__Entries__

··········

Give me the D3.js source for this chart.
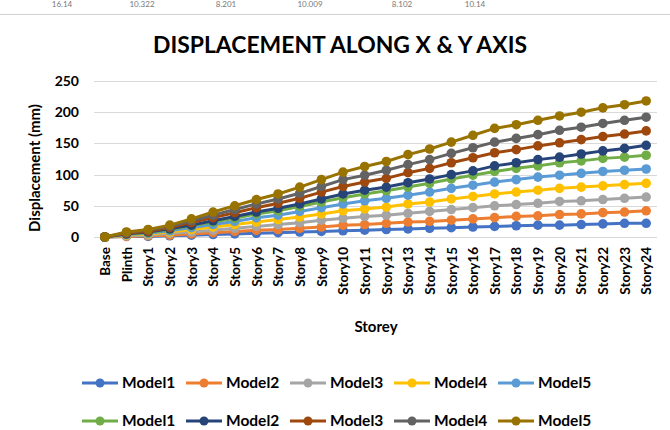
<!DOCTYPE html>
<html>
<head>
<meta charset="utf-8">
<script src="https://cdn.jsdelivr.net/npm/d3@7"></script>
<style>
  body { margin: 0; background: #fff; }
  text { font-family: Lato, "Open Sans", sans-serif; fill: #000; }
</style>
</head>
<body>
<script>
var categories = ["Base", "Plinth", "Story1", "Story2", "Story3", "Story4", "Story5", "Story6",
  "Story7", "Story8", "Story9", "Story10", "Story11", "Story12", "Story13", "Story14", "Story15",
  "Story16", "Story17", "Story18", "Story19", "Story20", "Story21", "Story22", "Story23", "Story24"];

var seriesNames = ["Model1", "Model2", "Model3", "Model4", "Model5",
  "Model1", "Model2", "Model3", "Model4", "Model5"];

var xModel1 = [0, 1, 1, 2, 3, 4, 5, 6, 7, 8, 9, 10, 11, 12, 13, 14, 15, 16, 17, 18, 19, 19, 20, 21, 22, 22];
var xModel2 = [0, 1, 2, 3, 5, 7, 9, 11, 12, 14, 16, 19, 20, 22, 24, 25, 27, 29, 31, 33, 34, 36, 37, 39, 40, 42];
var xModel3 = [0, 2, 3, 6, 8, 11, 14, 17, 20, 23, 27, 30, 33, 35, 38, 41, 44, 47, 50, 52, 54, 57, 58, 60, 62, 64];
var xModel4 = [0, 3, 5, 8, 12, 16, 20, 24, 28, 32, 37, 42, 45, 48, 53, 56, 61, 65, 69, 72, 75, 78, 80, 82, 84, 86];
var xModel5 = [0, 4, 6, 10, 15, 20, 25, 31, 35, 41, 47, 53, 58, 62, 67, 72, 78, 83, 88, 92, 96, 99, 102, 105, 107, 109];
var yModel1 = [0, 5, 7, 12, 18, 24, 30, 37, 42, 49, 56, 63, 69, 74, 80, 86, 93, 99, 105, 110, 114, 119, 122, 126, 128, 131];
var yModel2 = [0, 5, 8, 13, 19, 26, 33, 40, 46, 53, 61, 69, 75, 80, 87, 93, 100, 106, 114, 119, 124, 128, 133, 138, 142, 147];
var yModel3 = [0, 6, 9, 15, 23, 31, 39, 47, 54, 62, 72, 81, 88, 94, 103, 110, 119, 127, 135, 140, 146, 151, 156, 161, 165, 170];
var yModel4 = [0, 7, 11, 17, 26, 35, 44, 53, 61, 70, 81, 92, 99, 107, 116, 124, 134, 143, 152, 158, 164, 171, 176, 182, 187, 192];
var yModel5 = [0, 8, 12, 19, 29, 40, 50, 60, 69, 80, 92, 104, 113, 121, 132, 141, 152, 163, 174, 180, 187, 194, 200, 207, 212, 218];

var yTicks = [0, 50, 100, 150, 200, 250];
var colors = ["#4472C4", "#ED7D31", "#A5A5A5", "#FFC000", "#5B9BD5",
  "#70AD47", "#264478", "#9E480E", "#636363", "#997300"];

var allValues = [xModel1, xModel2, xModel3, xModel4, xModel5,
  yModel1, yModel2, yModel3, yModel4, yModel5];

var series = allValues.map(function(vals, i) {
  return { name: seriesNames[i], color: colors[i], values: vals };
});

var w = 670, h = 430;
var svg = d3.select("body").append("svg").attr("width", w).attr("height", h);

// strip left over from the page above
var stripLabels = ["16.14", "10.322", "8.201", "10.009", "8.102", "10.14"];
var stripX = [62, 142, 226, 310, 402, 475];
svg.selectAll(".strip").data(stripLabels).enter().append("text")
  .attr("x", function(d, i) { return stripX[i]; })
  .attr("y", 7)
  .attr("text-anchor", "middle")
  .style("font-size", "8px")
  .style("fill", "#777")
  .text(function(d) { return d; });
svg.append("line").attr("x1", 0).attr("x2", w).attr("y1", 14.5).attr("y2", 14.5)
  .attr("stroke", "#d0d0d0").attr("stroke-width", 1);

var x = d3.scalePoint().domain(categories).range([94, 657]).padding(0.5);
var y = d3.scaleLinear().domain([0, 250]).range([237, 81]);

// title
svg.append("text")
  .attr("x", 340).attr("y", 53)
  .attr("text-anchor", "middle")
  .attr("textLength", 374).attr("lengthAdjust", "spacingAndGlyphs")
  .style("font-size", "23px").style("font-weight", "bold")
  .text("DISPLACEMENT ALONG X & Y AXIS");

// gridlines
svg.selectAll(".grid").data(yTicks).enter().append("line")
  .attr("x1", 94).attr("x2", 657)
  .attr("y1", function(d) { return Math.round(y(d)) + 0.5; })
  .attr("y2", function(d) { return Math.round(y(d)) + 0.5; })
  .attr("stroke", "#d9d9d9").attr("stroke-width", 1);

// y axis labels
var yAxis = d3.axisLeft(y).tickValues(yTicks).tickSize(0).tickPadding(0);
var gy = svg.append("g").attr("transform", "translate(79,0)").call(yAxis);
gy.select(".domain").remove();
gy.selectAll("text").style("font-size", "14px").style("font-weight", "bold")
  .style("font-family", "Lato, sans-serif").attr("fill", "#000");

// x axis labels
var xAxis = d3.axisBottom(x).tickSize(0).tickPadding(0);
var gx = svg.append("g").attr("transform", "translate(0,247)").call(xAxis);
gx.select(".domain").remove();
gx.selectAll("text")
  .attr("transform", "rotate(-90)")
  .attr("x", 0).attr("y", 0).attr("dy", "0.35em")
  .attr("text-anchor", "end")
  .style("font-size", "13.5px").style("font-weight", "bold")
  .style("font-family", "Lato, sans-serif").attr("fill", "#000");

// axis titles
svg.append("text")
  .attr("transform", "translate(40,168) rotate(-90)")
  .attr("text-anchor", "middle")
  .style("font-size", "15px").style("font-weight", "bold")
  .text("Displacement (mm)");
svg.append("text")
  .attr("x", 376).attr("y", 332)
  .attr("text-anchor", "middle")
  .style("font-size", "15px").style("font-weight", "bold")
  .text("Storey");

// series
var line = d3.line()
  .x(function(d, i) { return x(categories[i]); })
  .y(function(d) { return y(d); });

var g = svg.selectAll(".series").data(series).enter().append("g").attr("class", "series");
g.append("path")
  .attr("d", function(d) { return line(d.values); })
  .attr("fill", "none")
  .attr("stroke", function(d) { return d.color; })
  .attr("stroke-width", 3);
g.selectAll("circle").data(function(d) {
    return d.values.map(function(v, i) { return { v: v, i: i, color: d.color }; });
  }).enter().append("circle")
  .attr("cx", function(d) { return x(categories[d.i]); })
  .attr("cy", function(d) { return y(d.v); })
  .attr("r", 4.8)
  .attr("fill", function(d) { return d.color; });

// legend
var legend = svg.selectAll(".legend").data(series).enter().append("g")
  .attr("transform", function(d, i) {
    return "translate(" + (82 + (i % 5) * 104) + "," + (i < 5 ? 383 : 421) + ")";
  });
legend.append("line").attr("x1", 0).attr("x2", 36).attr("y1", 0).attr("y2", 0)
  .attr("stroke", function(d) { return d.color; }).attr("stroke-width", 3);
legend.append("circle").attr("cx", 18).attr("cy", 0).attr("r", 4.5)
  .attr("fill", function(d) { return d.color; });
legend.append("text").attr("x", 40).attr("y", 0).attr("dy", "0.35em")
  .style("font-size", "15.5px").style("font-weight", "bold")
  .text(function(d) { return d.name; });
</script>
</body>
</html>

··········

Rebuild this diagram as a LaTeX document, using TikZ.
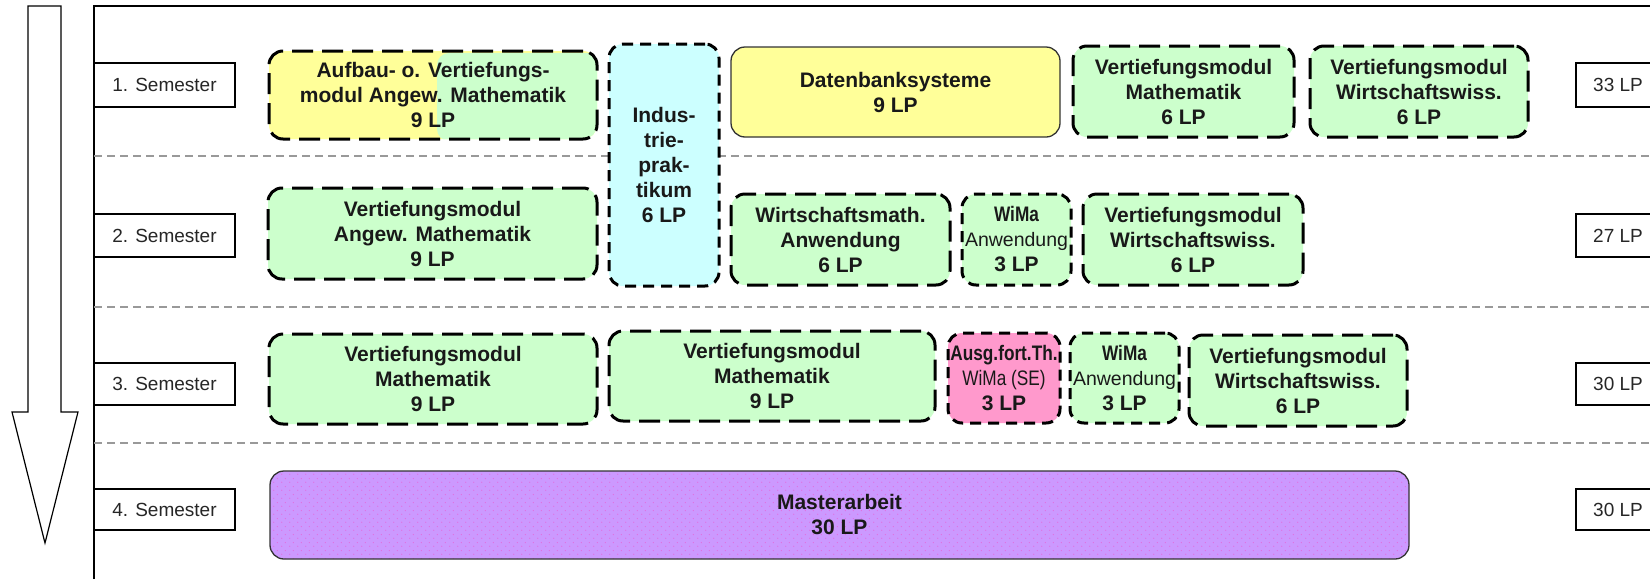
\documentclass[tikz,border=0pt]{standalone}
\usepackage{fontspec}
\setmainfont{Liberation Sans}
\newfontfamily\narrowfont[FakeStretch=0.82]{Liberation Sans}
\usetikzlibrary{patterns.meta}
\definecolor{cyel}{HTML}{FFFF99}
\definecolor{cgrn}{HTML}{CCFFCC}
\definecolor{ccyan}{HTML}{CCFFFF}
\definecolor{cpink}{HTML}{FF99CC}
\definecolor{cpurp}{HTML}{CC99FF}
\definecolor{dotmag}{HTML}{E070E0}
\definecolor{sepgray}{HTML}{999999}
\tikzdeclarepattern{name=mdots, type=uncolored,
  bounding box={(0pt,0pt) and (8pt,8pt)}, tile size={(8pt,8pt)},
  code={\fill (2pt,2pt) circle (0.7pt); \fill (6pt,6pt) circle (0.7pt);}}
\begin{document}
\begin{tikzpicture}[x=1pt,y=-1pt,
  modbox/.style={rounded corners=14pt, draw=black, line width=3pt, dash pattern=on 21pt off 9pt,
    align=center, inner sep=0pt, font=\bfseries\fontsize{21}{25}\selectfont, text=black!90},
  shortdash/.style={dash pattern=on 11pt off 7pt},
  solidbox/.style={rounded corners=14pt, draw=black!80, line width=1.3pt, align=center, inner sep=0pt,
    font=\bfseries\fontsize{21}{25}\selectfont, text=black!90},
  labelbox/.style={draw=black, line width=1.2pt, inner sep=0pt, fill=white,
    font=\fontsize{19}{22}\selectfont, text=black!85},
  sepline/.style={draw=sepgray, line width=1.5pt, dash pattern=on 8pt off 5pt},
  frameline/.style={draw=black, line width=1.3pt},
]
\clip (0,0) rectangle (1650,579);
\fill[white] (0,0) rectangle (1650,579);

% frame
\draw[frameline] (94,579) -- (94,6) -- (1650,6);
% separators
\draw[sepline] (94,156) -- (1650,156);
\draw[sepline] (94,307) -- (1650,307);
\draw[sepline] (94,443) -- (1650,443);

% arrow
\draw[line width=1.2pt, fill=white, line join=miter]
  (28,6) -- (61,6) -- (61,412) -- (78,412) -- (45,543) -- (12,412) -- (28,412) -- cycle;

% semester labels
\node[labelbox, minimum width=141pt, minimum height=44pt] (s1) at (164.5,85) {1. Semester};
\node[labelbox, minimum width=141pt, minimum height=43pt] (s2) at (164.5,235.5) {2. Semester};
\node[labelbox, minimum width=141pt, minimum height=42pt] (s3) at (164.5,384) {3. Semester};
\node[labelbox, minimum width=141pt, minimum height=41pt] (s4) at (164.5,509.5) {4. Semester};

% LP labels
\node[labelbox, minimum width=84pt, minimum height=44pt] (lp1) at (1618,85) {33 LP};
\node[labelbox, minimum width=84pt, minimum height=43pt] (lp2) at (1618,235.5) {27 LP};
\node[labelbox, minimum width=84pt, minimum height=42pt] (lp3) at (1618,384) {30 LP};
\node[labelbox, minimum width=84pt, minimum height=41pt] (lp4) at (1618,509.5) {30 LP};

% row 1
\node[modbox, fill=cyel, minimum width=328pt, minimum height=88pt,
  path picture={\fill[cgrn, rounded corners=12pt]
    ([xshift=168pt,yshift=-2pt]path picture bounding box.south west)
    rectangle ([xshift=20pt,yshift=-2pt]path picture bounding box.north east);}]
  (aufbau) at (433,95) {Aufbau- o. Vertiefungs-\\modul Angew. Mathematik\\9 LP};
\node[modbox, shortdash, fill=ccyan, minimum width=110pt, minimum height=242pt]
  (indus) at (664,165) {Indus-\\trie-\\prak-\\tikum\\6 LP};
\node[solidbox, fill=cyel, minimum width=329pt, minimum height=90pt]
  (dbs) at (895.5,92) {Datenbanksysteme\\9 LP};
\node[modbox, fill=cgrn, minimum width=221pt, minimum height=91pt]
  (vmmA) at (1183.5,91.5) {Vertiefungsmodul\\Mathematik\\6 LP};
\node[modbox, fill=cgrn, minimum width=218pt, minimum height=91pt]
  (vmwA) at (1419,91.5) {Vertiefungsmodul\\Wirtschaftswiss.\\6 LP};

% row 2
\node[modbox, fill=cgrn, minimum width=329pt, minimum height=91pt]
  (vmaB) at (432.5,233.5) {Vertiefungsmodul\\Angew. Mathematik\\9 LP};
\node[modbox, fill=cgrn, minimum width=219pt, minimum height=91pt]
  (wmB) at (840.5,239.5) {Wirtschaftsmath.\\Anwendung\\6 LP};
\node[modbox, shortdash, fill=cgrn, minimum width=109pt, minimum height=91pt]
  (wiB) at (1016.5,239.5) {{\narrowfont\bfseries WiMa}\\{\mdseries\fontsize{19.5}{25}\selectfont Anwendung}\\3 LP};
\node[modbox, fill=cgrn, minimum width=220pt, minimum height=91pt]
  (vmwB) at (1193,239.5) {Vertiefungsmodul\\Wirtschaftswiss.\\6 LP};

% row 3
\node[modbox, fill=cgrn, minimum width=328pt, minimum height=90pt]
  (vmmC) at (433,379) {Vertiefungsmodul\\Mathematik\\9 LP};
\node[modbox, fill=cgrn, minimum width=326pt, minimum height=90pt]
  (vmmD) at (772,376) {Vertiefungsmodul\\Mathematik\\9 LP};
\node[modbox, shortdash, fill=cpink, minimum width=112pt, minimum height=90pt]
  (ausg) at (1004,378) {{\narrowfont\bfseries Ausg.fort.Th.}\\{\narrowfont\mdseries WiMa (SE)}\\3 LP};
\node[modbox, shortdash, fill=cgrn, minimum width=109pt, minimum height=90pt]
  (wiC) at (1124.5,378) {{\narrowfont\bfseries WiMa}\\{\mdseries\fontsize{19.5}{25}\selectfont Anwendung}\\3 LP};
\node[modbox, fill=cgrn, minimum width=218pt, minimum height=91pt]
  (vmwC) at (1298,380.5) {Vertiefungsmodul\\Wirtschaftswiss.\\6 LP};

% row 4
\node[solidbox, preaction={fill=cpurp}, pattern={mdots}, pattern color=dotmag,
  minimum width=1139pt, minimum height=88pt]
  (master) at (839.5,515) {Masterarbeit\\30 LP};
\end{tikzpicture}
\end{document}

··········

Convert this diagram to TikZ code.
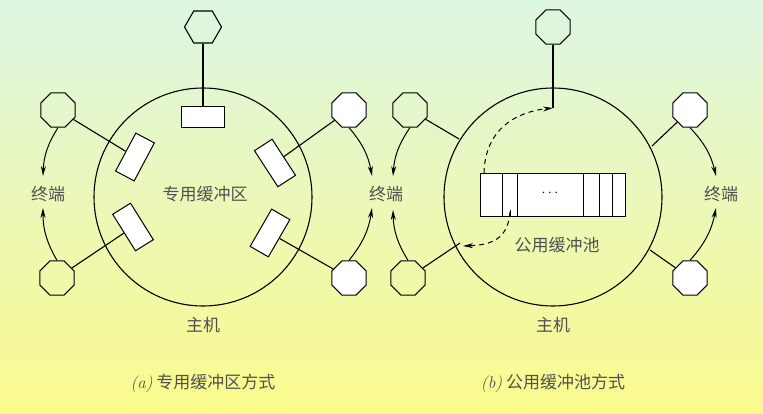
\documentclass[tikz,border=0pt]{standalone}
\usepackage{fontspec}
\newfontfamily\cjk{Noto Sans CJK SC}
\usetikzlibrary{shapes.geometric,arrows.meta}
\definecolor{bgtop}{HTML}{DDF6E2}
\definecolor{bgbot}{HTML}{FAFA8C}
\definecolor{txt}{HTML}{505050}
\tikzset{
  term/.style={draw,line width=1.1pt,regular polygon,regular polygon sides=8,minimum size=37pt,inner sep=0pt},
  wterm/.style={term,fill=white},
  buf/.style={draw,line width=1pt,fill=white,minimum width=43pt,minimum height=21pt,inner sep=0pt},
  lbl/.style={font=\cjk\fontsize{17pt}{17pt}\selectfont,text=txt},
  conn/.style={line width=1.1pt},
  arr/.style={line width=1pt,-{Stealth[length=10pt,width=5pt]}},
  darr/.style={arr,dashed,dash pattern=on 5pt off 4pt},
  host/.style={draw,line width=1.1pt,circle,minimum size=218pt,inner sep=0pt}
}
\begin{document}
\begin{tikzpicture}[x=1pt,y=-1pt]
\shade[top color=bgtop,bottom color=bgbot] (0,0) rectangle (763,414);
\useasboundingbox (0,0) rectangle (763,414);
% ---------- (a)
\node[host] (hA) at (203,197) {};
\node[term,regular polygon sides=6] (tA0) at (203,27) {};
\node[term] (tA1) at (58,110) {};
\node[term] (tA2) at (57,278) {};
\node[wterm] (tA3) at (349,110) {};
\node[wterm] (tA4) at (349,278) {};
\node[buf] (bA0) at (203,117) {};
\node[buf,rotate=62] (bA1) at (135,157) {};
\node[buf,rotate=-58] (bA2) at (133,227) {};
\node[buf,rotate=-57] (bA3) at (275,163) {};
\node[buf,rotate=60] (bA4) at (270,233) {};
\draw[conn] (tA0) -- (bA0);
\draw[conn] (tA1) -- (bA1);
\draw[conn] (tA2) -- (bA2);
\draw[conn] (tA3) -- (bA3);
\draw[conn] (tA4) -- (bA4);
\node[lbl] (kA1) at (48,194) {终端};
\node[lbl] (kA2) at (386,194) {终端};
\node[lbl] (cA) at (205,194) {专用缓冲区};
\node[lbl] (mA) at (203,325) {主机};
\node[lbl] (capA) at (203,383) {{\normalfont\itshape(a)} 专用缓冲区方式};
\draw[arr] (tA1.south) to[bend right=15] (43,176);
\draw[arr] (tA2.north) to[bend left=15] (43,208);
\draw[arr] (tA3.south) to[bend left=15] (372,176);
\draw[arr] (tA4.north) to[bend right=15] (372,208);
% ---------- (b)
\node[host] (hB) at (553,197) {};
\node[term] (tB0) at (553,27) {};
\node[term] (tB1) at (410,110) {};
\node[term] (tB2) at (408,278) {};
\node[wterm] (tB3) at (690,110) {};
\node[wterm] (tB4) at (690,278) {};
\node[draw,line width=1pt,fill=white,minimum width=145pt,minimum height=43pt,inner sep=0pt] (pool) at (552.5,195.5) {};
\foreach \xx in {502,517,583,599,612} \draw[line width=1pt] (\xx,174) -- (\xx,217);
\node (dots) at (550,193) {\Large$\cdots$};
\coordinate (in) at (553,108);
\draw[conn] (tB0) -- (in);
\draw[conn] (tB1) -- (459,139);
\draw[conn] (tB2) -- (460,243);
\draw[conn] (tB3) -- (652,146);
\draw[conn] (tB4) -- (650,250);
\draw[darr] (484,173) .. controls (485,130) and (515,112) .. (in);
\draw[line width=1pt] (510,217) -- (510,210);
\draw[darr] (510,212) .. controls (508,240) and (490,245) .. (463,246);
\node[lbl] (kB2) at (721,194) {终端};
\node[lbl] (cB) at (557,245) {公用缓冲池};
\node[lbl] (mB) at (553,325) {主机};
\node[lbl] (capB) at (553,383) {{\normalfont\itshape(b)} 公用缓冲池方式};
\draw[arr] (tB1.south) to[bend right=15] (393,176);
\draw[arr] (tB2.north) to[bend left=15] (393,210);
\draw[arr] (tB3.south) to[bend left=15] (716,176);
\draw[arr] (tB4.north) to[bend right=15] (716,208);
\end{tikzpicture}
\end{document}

··········

__Required task__
Look above for the line with "Rebuild this diagram", then print it and each line after it down to and including the line with "(94,443) -- (1650,443);". Leave out the pictures and keep the wording exact.

__Solution to the problem__
Rebuild this diagram as a LaTeX document, using TikZ.
\documentclass[tikz,border=0pt]{standalone}
\usepackage{fontspec}
\setmainfont{Liberation Sans}
\newfontfamily\narrowfont[FakeStretch=0.82]{Liberation Sans}
\usetikzlibrary{patterns.meta}
\definecolor{cyel}{HTML}{FFFF99}
\definecolor{cgrn}{HTML}{CCFFCC}
\definecolor{ccyan}{HTML}{CCFFFF}
\definecolor{cpink}{HTML}{FF99CC}
\definecolor{cpurp}{HTML}{CC99FF}
\definecolor{dotmag}{HTML}{E070E0}
\definecolor{sepgray}{HTML}{999999}
\tikzdeclarepattern{name=mdots, type=uncolored,
  bounding box={(0pt,0pt) and (8pt,8pt)}, tile size={(8pt,8pt)},
  code={\fill (2pt,2pt) circle (0.7pt); \fill (6pt,6pt) circle (0.7pt);}}
\begin{document}
\begin{tikzpicture}[x=1pt,y=-1pt,
  modbox/.style={rounded corners=14pt, draw=black, line width=3pt, dash pattern=on 21pt off 9pt,
    align=center, inner sep=0pt, font=\bfseries\fontsize{21}{25}\selectfont, text=black!90},
  shortdash/.style={dash pattern=on 11pt off 7pt},
  solidbox/.style={rounded corners=14pt, draw=black!80, line width=1.3pt, align=center, inner sep=0pt,
    font=\bfseries\fontsize{21}{25}\selectfont, text=black!90},
  labelbox/.style={draw=black, line width=1.2pt, inner sep=0pt, fill=white,
    font=\fontsize{19}{22}\selectfont, text=black!85},
  sepline/.style={draw=sepgray, line width=1.5pt, dash pattern=on 8pt off 5pt},
  frameline/.style={draw=black, line width=1.3pt},
]
\clip (0,0) rectangle (1650,579);
\fill[white] (0,0) rectangle (1650,579);

% frame
\draw[frameline] (94,579) -- (94,6) -- (1650,6);
% separators
\draw[sepline] (94,156) -- (1650,156);
\draw[sepline] (94,307) -- (1650,307);
\draw[sepline] (94,443) -- (1650,443);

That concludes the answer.